Iran claims it has missiles with multiple warheads

Members of the Iranian Revolutionary Guard celebrate after launching a missile, July 2012

Iran’s powerful Revolutionary Guard on Wednesday said it had acquired missiles with multiple warheads, the latest armaments advance to be claimed by the Islamic Republic.

At a ceremony Wednesday, Defense Minister Hossein Dehghan presented a delivery of four types of ballistic missiles — named Qiam, Qadr H1, Fateh-110 and Persian Gulf. The Qadr H1 and Qiam, he said, are equipped with multiple warheads, greatly boosting their destructive power.

“These missiles are able to hit and destroy enemy targets with precision, and they meet a variety of the armed forces’ needs,” Dehghan said. “The weapons have strengthened Iran’s deterrence power and military might,” he added, in comments were posted on the Guard’s website.

A rocket is seen on a ship seized by the Israeli navy in the Red Sea in this handout picture released by the Israel Defence Forces March 5, 2014

The announcement came as Israel’s military announced it had captured a covert maritime shipment of missiles from Iran bound for Gaza. Army officials said the soldiers searching the boat found several dozen advanced Syrian M-302 missiles, with a range of up to 200 kilometers (125 miles) and a payload of up to 170 kilograms (375 pounds).
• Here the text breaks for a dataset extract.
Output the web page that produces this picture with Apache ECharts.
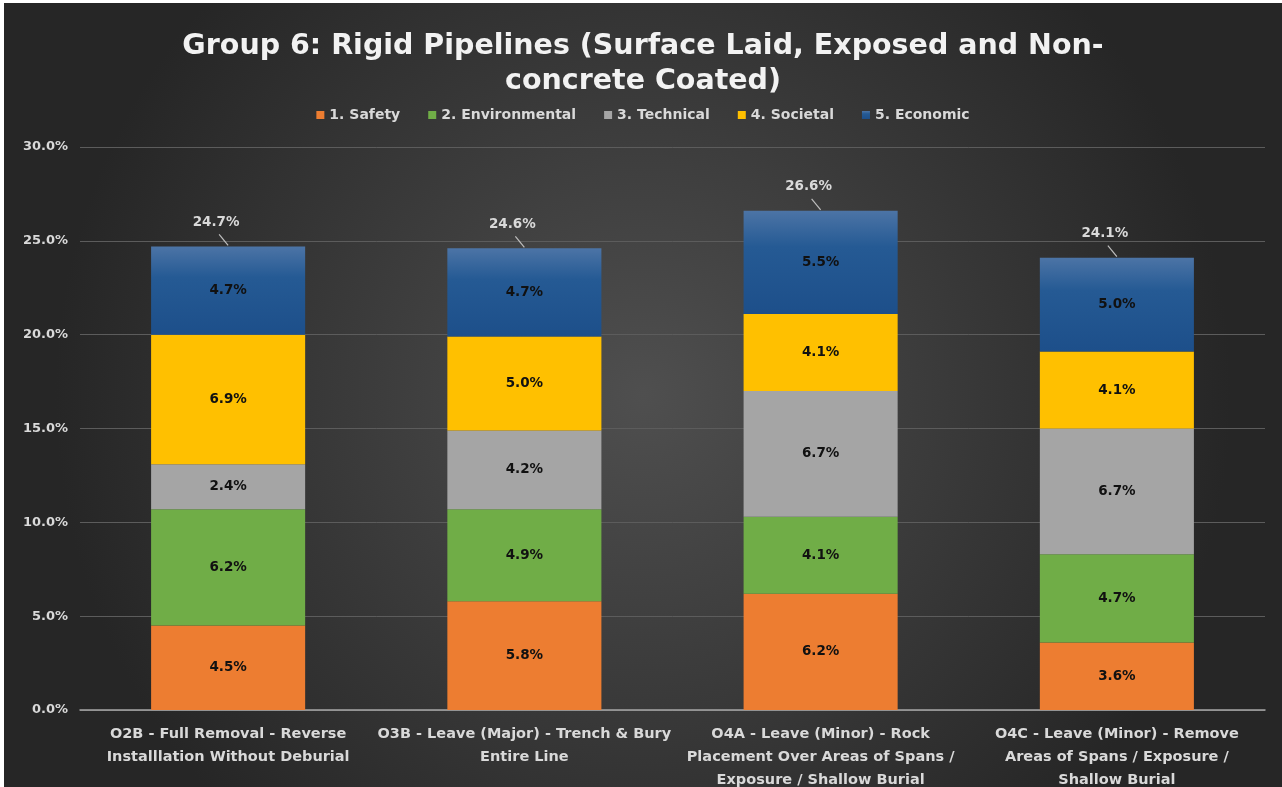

Iran regularly announces breakthroughs in military technology that are impossible to independently verify. But the Pentagon released a rare public report in 2012 noting significant advances in Iranian missile technology, acknowledging that Tehran has improved their accuracy and firing capabilities.

Dehghan said Western sanctions have not stopped Iran from boosting its ability to deter its enemies, a reference to Israel and the US.

“Comprehensive sanctions enforced strictly by enemies … didn’t cause the slightest crack in our determination and will,” he said.

Many of Iran’s missiles use solid fuel, or a combination of both solid and liquid fuel, improving the accuracy of the weapons.

Iran has a variety of missiles, some with a reported range of 2,000 kilometers (1,200 miles), enough to reach much of the Middle East. Military commanders have described them as a strategic asset and a strong deterrent, capable of hitting US bases or Israel in the event of a strike on Iran.